Bruce Irvin isn't a tackling machine. In fact, he doesn't play all that often. He comes in on passing downs to wreak havoc with quarterbacks, and not much else. His snap count - the number of plays he's been on the field - is pretty low (465 ***including special teams). If you compare his numbers to defensive star Kam Chancellor's 1032 snaps (***including special teams), Irvin has to be one of the best "rested" members of the entire Seahawks defense.
Selected with the 15th overall pick in the 2012 NFL Draft, the choice had more than a few media pundits scratching their heads. His size - 6'3", 248 lbs - didn't really bode well against the massive offensive tackles he'd face as a defensive end or pass rushing outside linebacker. Considered a raw talent coming out of West Virginia, his rookie year has been interesting to watch. Irvin has 8 sacks this year, and when you consider how little he's been on the field, it makes you wonder just how specialize the position is that Pete Carroll has him playing. Think about the number of snaps NFL sack leader J.J. Watt (20.5) has this season - 939 (incl. STs). What makes the stats of both players so intriguing are the "tackles" numbers. Watt has 77, while Irvin has 16, and eight of those were his sacks.

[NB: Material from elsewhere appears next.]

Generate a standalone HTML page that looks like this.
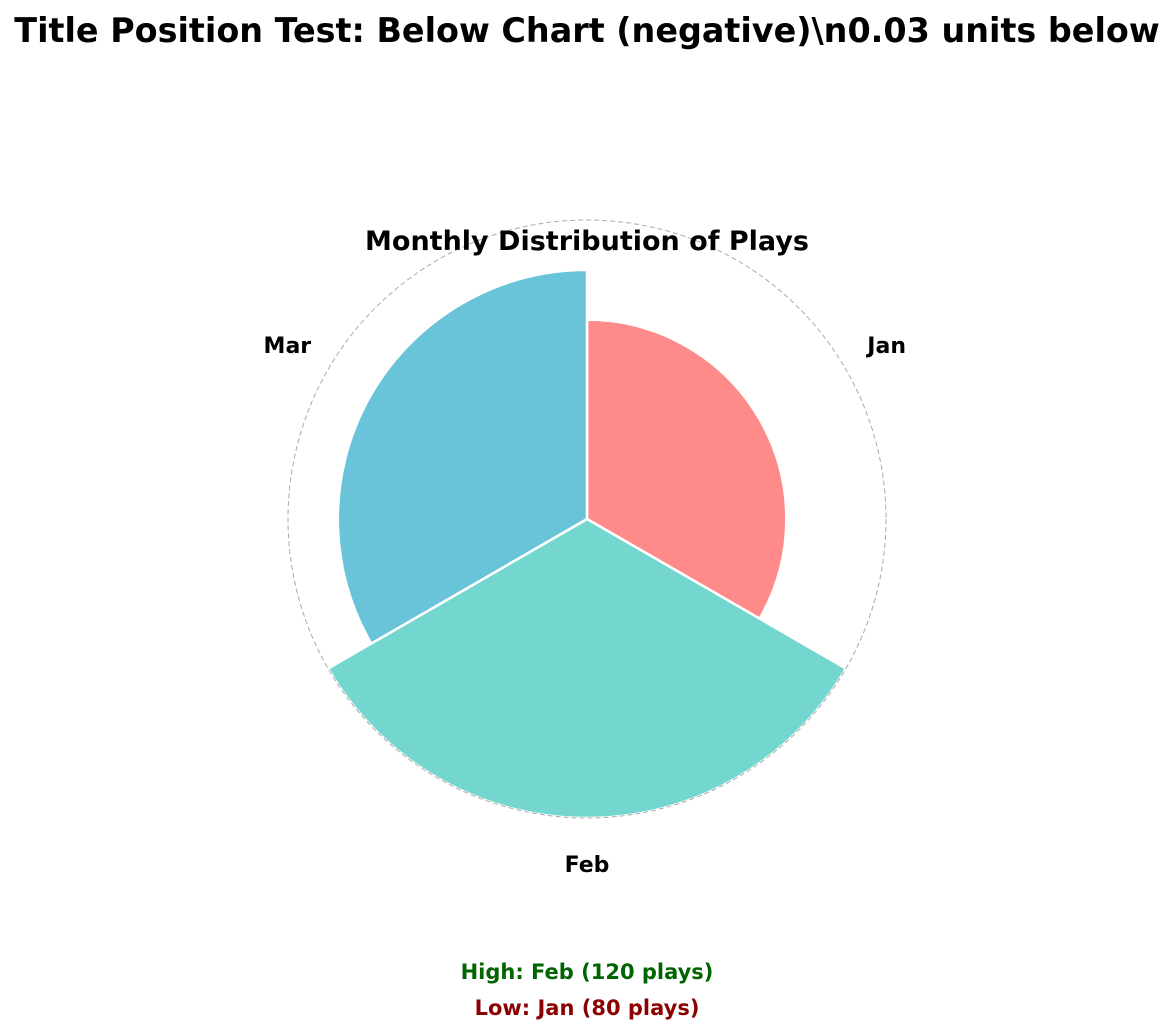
<!DOCTYPE html>
<html><head><meta charset="utf-8"><style>
body{margin:0;background:#fff;}
svg{display:block;font-family:"DejaVu Sans","Liberation Sans",sans-serif;}
</style></head><body>
<svg id="chart" width="1174" height="1034" viewBox="0 0 1174 1034">
<text x="587" y="42" text-anchor="middle" font-size="33.4" font-weight="bold">Title Position Test: Below Chart (negative)\n0.03 units below</text>
<g id="bars"></g>
<circle cx="587" cy="519" r="299" fill="none" stroke="#aaa" stroke-dasharray="5,3" stroke-width="1"/>
<text x="587" y="250" text-anchor="middle" font-size="27" font-weight="bold">Monthly Distribution of Plays</text>
<g id="labels"></g>
<text x="587" y="979" text-anchor="middle" font-size="21" font-weight="bold" fill="#006400">High: Feb (120 plays)</text>
<text x="587" y="1015" text-anchor="middle" font-size="21" font-weight="bold" fill="#8b0000">Low: Jan (80 plays)</text>
</svg>
<script>
const categories=["Jan","Feb","Mar"];
const values=[80,120,100];
const colors=["#ff8a8a","#74d7cf","#6ac4d9"];
const rMax=120;
const cx=587,cy=519,R=299,labelR=346;
const NS="http://www.w3.org/2000/svg";
function rScale(v){return v/rMax*R;}
function pt(r,a){const t=a*Math.PI/180;return [cx+r*Math.sin(t),cy-r*Math.cos(t)];}
const bars=document.getElementById('bars'),labels=document.getElementById('labels');
const step=360/categories.length;
categories.forEach((c,i)=>{
  const a0=i*step,a1=(i+1)*step,r=rScale(values[i]);
  const p0=pt(r,a0),p1=pt(r,a1);
  const p=document.createElementNS(NS,'path');
  p.setAttribute('d',`M${cx},${cy}L${p0[0]},${p0[1]}A${r},${r} 0 0 1 ${p1[0]},${p1[1]}Z`);
  p.setAttribute('fill',colors[i]);
  p.setAttribute('stroke','#fff');
  p.setAttribute('stroke-width','2.5');
  
  
  bars.appendChild(p);
  const lp=pt(labelR,(a0+a1)/2);
  const t=document.createElementNS(NS,'text');
  t.setAttribute('x',lp[0]);t.setAttribute('y',lp[1]+7);
  t.setAttribute('text-anchor','middle');t.setAttribute('font-size','22');t.setAttribute('font-weight','bold');
  t.textContent=c;
  
  
  labels.appendChild(t);
});
</script>
</body></html>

When rookie Bruce Irvin hits the field, it isn't to help in run or pass coverage. He has one job, and one job alone: sacking the quarterback. In the upcoming game against a shaky Rams offensive line, 3rd downs will be crucial. Enter Irvin, with orders to pin his ears back and use his tremendous speed and strength to get to Sam Bradford at all costs. He'll be on the Rams offensive line coach Paul Boudreau's mind on Sunday, and Brian Schottenheimer will need to find a way to at least chip block him to slow him down. Irvin is going to wreak havoc with the Rams on 3rd and long situations.